2011年度森基金研究成果報告書

 

 

 

 

 

慶應義塾大学 政策・メディア研究科

所属プログラム:GR

修士課程2 折原健太

 

研究成果の報告                                           

 

 修士課程最終学期につき修士論文を提出したので、下記報告する。

 

論文題目:

日本型「人間の安全保障」の変容:

政権交代、自衛隊の海外派遣との関係に焦点を当てて

 

論文概要:

 本研究の目的は、日本外交における「人間の安全保障」の位置づけを明らかにすることである。最大の着眼点は自衛隊の海外派遣との関連性であり、イラク復興支援活動とハイチPKOを事例として、派遣経緯や活動内容などにおいて同概念がどのように関係したかを分析する。そして同時に、ハイチPKOを分析するべく、民主党政権に移行したことで生じた変化にも着目し、マニフェストや首相、外相の演説などからその姿勢を考察する。

 「人間の安全保障」は、1994年にUNDPが提唱した概念である。日本外交においては1990年代後半、小渕首相のリーダーシップのもと積極的に取り入れられた。その後、外務省や緒方貞子、JICAなどが概念の普及、実践に努め、今となっては日本外交、とりわけ開発援助の主柱となる考え方となっている。

 ただし、政権としての姿勢に着目するならば、小渕以降の自民党政権末期や民主党政権では、特段積極的であるとは言い難い。現在、「人間の安全保障」の普及や推進、実践は、実施機関である外務省やJICAに委ねられた形となっている。

 自衛隊の海外派遣については、イラク復興支援活動やハイチPKOの支援活動を見る限り、「人間の安全保障」の実現に一定程度資するものであることがわかる。しかしながら、イラク、ハイチともに「人間の安全保障」は派遣の根拠や目的として明示的に用いられなかった。派遣のための法的整備や解釈、日米関係の深化や修復がより重要な課題であり、「人間の安全保障」への貢献は付随的に起こったものと考えられる。民主党は野党時代にPKO派遣の根拠として「人間の安全保障」の実現を掲げているが、防衛省・自衛隊にとってのプライオリティは低く、外務省の姿勢と比較してもその温度差は歴然としている。

 他方、2010年に改定された防衛大綱に「人間の安全保障」の文言が入れられたことの意義は大きい。

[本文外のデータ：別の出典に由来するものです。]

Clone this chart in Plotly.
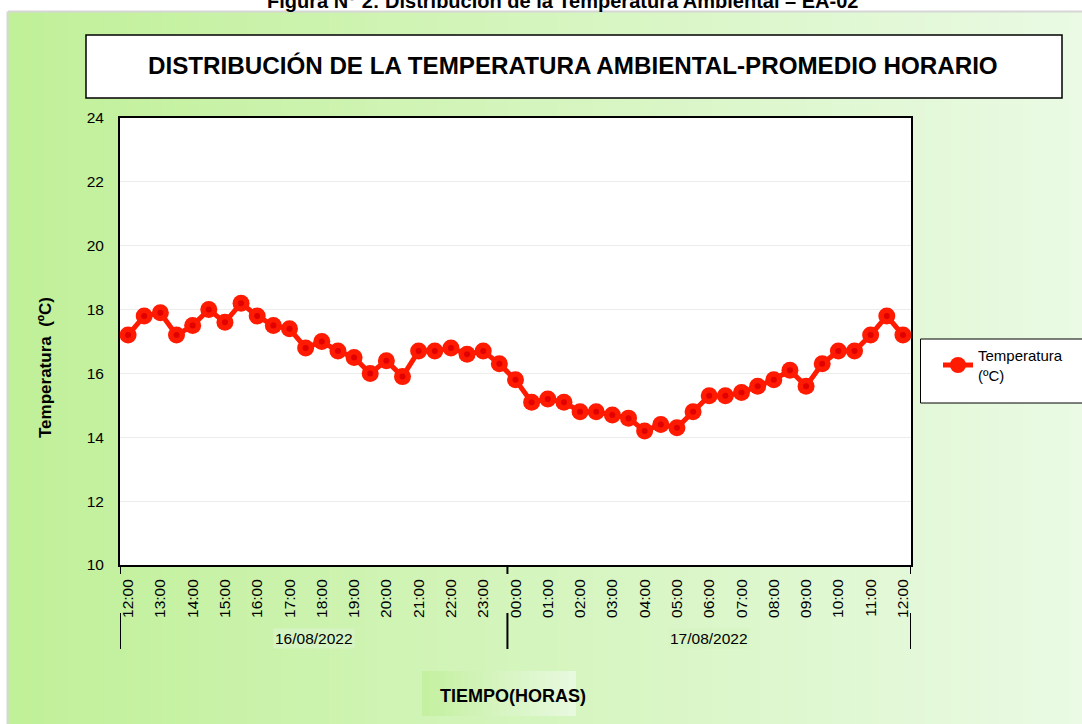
import plotly.graph_objects as go

# ---------------- data ----------------
time_labels = [
    "12:00", "12:30", "13:00", "13:30", "14:00", "14:30", "15:00", "15:30",
    "16:00", "16:30", "17:00", "17:30", "18:00", "18:30", "19:00", "19:30",
    "20:00", "20:30", "21:00", "21:30", "22:00", "22:30", "23:00", "23:30",
    "00:00", "00:30", "01:00", "01:30", "02:00", "02:30", "03:00", "03:30",
    "04:00", "04:30", "05:00", "05:30", "06:00", "06:30", "07:00", "07:30",
    "08:00", "08:30", "09:00", "09:30", "10:00", "10:30", "11:00", "11:30",
    "12:00",
]
temperature = [
    17.2, 17.8, 17.9, 17.2, 17.5, 18.0, 17.6, 18.2,
    17.8, 17.5, 17.4, 16.8, 17.0, 16.7, 16.5, 16.0,
    16.4, 15.9, 16.7, 16.7, 16.8, 16.6, 16.7, 16.3,
    15.8, 15.1, 15.2, 15.1, 14.8, 14.8, 14.7, 14.6,
    14.2, 14.4, 14.3, 14.8, 15.3, 15.3, 15.4, 15.6,
    15.8, 16.1, 15.6, 16.3, 16.7, 16.7, 17.2, 17.8,
    17.2,
]
dates = ["16/08/2022", "17/08/2022"]
date_group_sizes = [24, 25]
y_ticks = [10, 12, 14, 16, 18, 20, 22, 24]

series_name = "Temperatura<br>(ºC)"
title_text = "DISTRIBUCIÓN DE LA TEMPERATURA AMBIENTAL-PROMEDIO HORARIO"
caption_text = "Figura N° 2: Distribución de la Temperatura Ambiental – EA-02"
x_title = "TIEMPO(HORAS)"
y_title = "Temperatura  (ºC)"

# ---------------- geometry ----------------
W, H = 1082, 724
L, R, T, B = 120, 911, 118, 565
FONT = "Liberation Sans Narrow, Arial Narrow, Liberation Sans, Arial, sans-serif"


def px(x):
    return (x - L) / (R - L)


def py(y):
    return (B - y) / (B - T)


idx = list(range(len(temperature)))
tick_idx = [i for i, t in enumerate(time_labels) if t.endswith(":00")]
tick_txt = [time_labels[i] for i in tick_idx]

fig = go.Figure()
fig.add_trace(go.Scatter(
    x=idx, y=temperature, mode="lines+markers", name=series_name,
    line=dict(color="#ff1a00", width=5),
    marker=dict(color="#ff1a00", size=17),
))
fig.add_trace(go.Scatter(
    x=idx, y=temperature, mode="markers", showlegend=False, hoverinfo="skip",
    marker=dict(color="#e00000", size=6),
))

shapes = []
# background gradient
c0 = (192, 240, 152)
c1 = (234, 250, 228)
x_start, x_end = 8, W
N = 90
for k in range(N):
    a = x_start + (x_end - x_start) * k / N
    b = x_start + (x_end - x_start) * (k + 1) / N + 0.6
    f = (k + 0.5) / N
    col = tuple(round(c0[j] + (c1[j] - c0[j]) * f) for j in range(3))
    shapes.append(dict(type="rect", xref="paper", yref="paper",
                       x0=px(a), x1=px(b), y0=py(H + 2), y1=py(12),
                       fillcolor="rgb(%d,%d,%d)" % col, line=dict(width=0),
                       layer="below"))
# gray frame of green panel
shapes.append(dict(type="line", xref="paper", yref="paper", x0=px(8), x1=px(W),
                   y0=py(11.5), y1=py(11.5), line=dict(color="#d6d6d6", width=2), layer="below"))
shapes.append(dict(type="line", xref="paper", yref="paper", x0=px(7.5), x1=px(7.5),
                   y0=py(11.5), y1=py(H), line=dict(color="#d6d6d6", width=2), layer="below"))
# white plot area
shapes.append(dict(type="rect", xref="paper", yref="paper", x0=0, x1=1, y0=0, y1=1,
                   fillcolor="white", line=dict(width=0), layer="below"))
# legend box (extends past the right edge, as in the reference)
shapes.append(dict(type="rect", xref="paper", yref="paper", x0=px(920.5), x1=px(W + 5),
                   y0=py(403), y1=py(339), fillcolor="white",
                   line=dict(color="black", width=1), layer="below"))
# x title highlight box
xa, xb = 422, 576
M = 20
ca = (196, 240, 160)
cb = (232, 249, 224)
for k in range(M):
    a = xa + (xb - xa) * k / M
    b = xa + (xb - xa) * (k + 1) / M + 0.6
    f = (k + 0.5) / M
    col = tuple(round(ca[j] + (cb[j] - ca[j]) * f) for j in range(3))
    shapes.append(dict(type="rect", xref="paper", yref="paper",
                       x0=px(a), x1=px(min(b, xb)), y0=py(716), y1=py(671),
                       fillcolor="rgb(%d,%d,%d)" % col, line=dict(width=0),
                       layer="below"))
# title box
shapes.append(dict(type="rect", xref="paper", yref="paper",
                   x0=px(86), x1=px(1062), y0=py(98), y1=py(35),
                   fillcolor="white", line=dict(color="black", width=1.5)))
# date group separators
bounds = [-0.5]
for s in date_group_sizes:
    bounds.append(bounds[-1] + s)
for bx in bounds:
    for (ya, yb) in [(565, 574), (613, 649)]:
        shapes.append(dict(type="line", xref="x", yref="paper", x0=bx, x1=bx,
                           y0=py(ya), y1=py(yb), line=dict(color="black", width=2)))

annotations = []
# date labels
for d, a, b in zip(dates, bounds[:-1], bounds[1:]):
    annotations.append(dict(text=d, x=(a + b) / 2, xref="x", y=py(638), yref="paper",
                            showarrow=False, font=dict(family=FONT, size=15.5, color="black"),
                            xanchor="center", yanchor="middle",
                            bgcolor="rgba(214,244,196,0.9)"))
annotations.append(dict(text="<b>%s</b>" % title_text, x=px(573), y=py(65), xref="paper",
                        yref="paper", showarrow=False, xanchor="center", yanchor="middle",
                        font=dict(family=FONT, size=24.2, color="black")))
annotations.append(dict(text="<b>%s</b>" % x_title, x=px(513), y=py(696), xref="paper",
                        yref="paper", showarrow=False, xanchor="center", yanchor="middle",
                        font=dict(family=FONT, size=18, color="black")))
annotations.append(dict(text="<b>%s</b>" % y_title, x=px(45), y=py(368), xref="paper",
                        yref="paper", showarrow=False, xanchor="center", yanchor="middle",
                        textangle=-90, font=dict(family=FONT, size=17, color="black")))
annotations.append(dict(text="<b>%s</b>" % caption_text, x=px(562), y=py(14), xref="paper",
                        yref="paper", showarrow=False, xanchor="center", yanchor="bottom",
                        font=dict(family=FONT, size=20, color="black")))

fig.update_layout(
    width=W, height=H, autosize=False,
    margin=dict(l=L, r=W - R, t=T, b=H - B, pad=0),
    paper_bgcolor="white", plot_bgcolor="rgba(0,0,0,0)",
    font=dict(family=FONT, size=15, color="black"),
    shapes=shapes, annotations=annotations,
    showlegend=True,
    legend=dict(x=px(938), y=py(339), xanchor="left", yanchor="top",
                bgcolor="rgba(0,0,0,0)", borderwidth=0,
                font=dict(family=FONT, size=15, color="black"),
                tracegroupgap=0),
    xaxis=dict(range=[-0.5, len(temperature) - 0.5], tickmode="array",
               tickvals=tick_idx, ticktext=tick_txt, tickangle=-90,
               showgrid=False, zeroline=False, showline=True, mirror=True,
               linecolor="black", linewidth=2, ticks="",
               tickfont=dict(family=FONT, size=15.5, color="black"),
               ticklabelstandoff=6),
    yaxis=dict(range=[10, 24], tickmode="array", tickvals=y_ticks,
               showgrid=True, gridcolor="#ececec", gridwidth=1,
               zeroline=False, showline=True, mirror=True,
               linecolor="black", linewidth=2, ticks="",
               tickfont=dict(family=FONT, size=15.5, color="black"),
               ticklabelstandoff=11),
)

post = """
document.documentElement.style.margin='0';
document.documentElement.style.overflow='hidden';
document.body.style.margin='0';
document.body.style.padding='0';
document.body.style.overflow='hidden';
var gd = document.getElementById('{plot_id}');
gd.style.width='1082px'; gd.style.height='724px';
Plotly.relayout(gd, {width:1082, height:724, autosize:false});
"""

fig.write_html("out.html", config={"responsive": False, "displayModeBar": False},
               post_script=post)
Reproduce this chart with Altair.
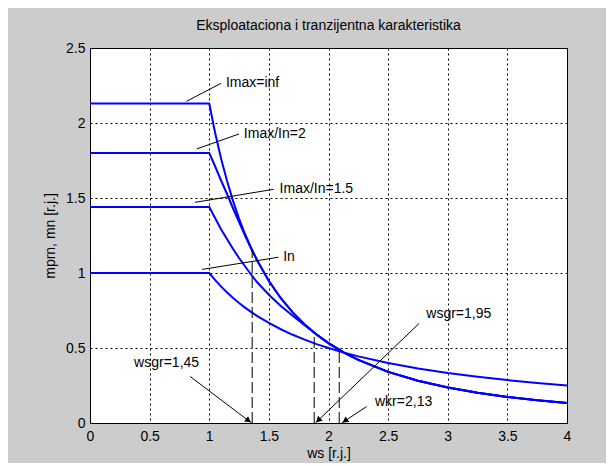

今後、「人間の安全保障」はPKOなど自衛隊の海外派遣の直接的な根拠にはならないものの、その意義を説明するキーワードとして用いられることは十分にあり得る。

 

キーワード:

1.人間の安全保障 2.日本外交 3.政府開発援助

4.政権交代 5.自衛隊の海外派遣

 

 

基金の活用                                             

 

 研究に際しては、貴基金を有効活用させていただいた。とりわけ資料収集やフィールドワークにおいて不可欠な資機材を準備することができた。厚く御礼申し上げる。